**AVAILABLE DATA**
· · · · · · ·
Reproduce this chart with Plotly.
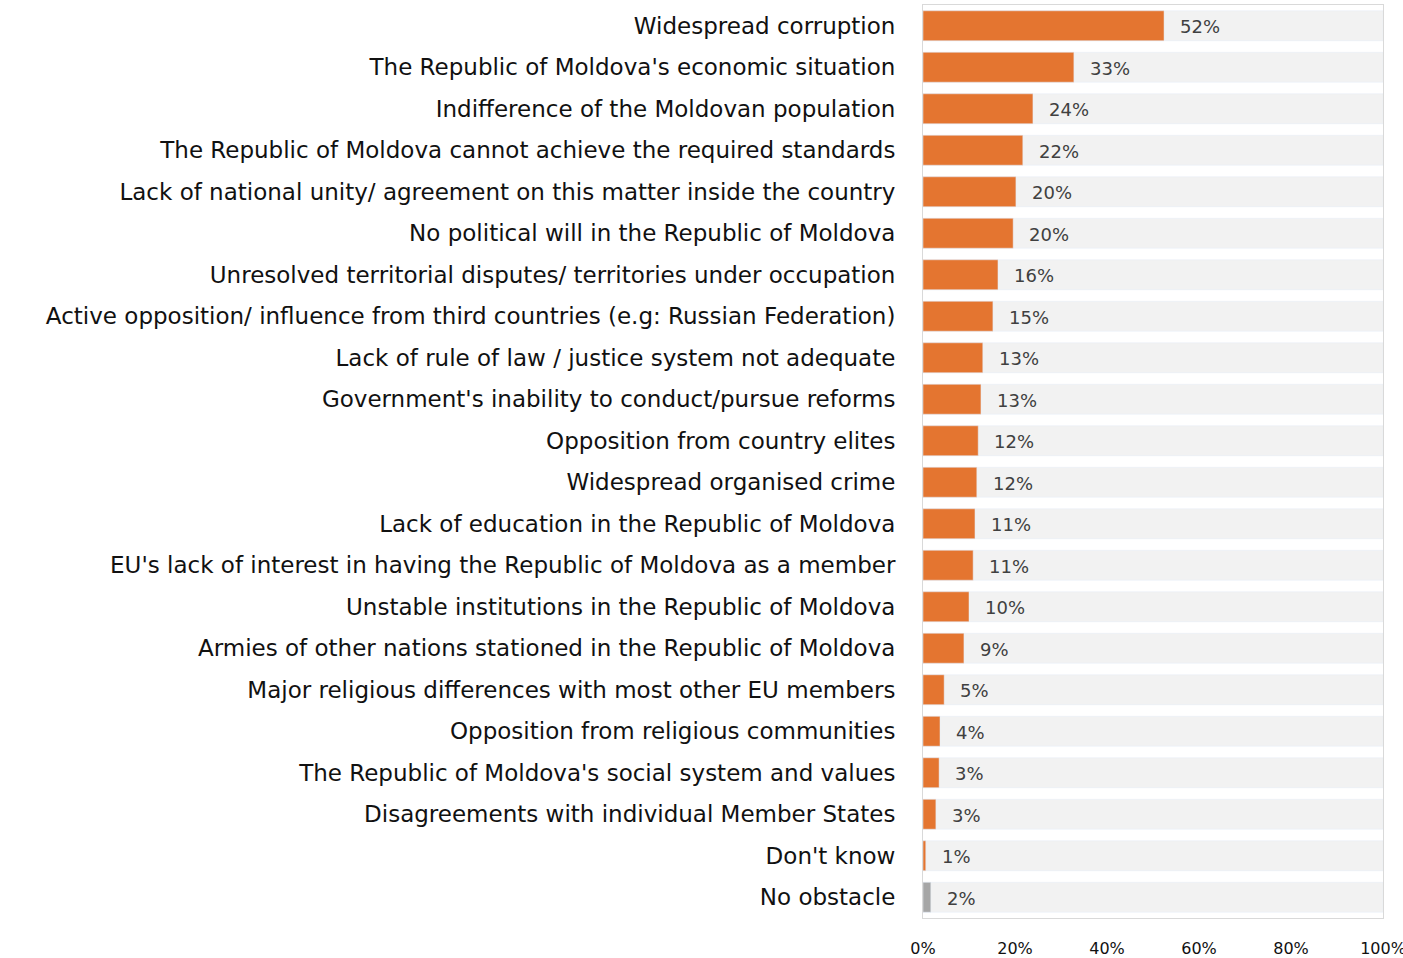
import plotly.graph_objects as go

categories = [
    "Widespread corruption",
    "The Republic of Moldova's economic situation",
    "Indifference of the Moldovan population",
    "The Republic of Moldova cannot achieve the required standards",
    "Lack of national unity/ agreement on this matter inside the country",
    "No political will in the Republic of Moldova",
    "Unresolved territorial disputes/ territories under occupation",
    "Active opposition/ influence from third countries (e.g: Russian Federation)",
    "Lack of rule of law / justice system not adequate",
    "Government's inability to conduct/pursue reforms",
    "Opposition from country elites",
    "Widespread organised crime",
    "Lack of education in the Republic of Moldova",
    "EU's lack of interest in having the Republic of Moldova as a member",
    "Unstable institutions in the Republic of Moldova",
    "Armies of other nations stationed in the Republic of Moldova",
    "Major religious differences with most other EU members",
    "Opposition from religious communities",
    "The Republic of Moldova's social system and values",
    "Disagreements with individual Member States",
    "Don't know",
    "No obstacle",
]
values = [52.4, 32.8, 23.9, 21.7, 20.2, 19.6, 16.3, 15.2, 13.0, 12.6, 12.0, 11.7,
          11.3, 10.9, 10.0, 8.9, 4.6, 3.7, 3.5, 2.8, 0.6, 1.7]
labels = ["52%", "33%", "24%", "22%", "20%", "20%", "16%", "15%", "13%", "13%", "12%", "12%",
          "11%", "11%", "10%", "9%", "5%", "4%", "3%", "3%", "1%", "2%"]
full = [100] * len(categories)
tick_vals = [0, 20, 40, 60, 80, 100]
tick_text = ["0%", "20%", "40%", "60%", "80%", "100%"]

ORANGE = "#E47530"
GREY = "#A6A6A6"
colors = [ORANGE] * (len(categories) - 1) + [GREY]
FONT = "DejaVu Sans, Open Sans, sans-serif"

fig = go.Figure()
fig.add_trace(go.Bar(y=categories, x=full, orientation="h", marker_color="#F2F2F2",
                     width=0.72, hoverinfo="skip", showlegend=False))
fig.add_trace(go.Bar(y=categories, x=values, orientation="h", marker_color=colors,
                     width=0.72, showlegend=False))

for c, v, t in zip(categories, values, labels):
    fig.add_annotation(x=v, y=c, text=t, showarrow=False, xanchor="left",
                       xshift=14, yshift=-1,
                       font=dict(family=FONT, size=18, color="#404040"))

fig.update_layout(
    width=1403, height=958,
    margin=dict(l=923, r=20, t=5, b=40, autoexpand=False),
    barmode="overlay",
    plot_bgcolor="white", paper_bgcolor="white",
    font=dict(family=FONT, color="#111111"),
)
fig.update_xaxes(range=[0, 100], tickvals=tick_vals, ticktext=tick_text, showgrid=False,
                 zeroline=False, showline=True, linecolor="#D9D9D9", mirror=True,
                 ticks="", ticklabelstandoff=16, automargin=False,
                 ticklabeloverflow="allow",
                 tickfont=dict(size=16, color="#111111"))
fig.update_yaxes(autorange="reversed", showgrid=False, zeroline=False, showline=True,
                 linecolor="#D9D9D9", mirror=True, ticks="", ticklabelstandoff=22,
                 automargin=False, tickfont=dict(size=23, color="#111111"))

fig.write_html("out.html", config={"displayModeBar": False},
               post_script="document.body.style.margin='0';document.body.style.overflow='hidden';")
· · · · · · ·
**SHORT PROBLEM**
Give again exactly the lines running from the beginning of the material above through the line that contains "import plotly.graph_objects as go", and leave out every picture.

**REPLY**
Reproduce this chart with Plotly.
import plotly.graph_objects as go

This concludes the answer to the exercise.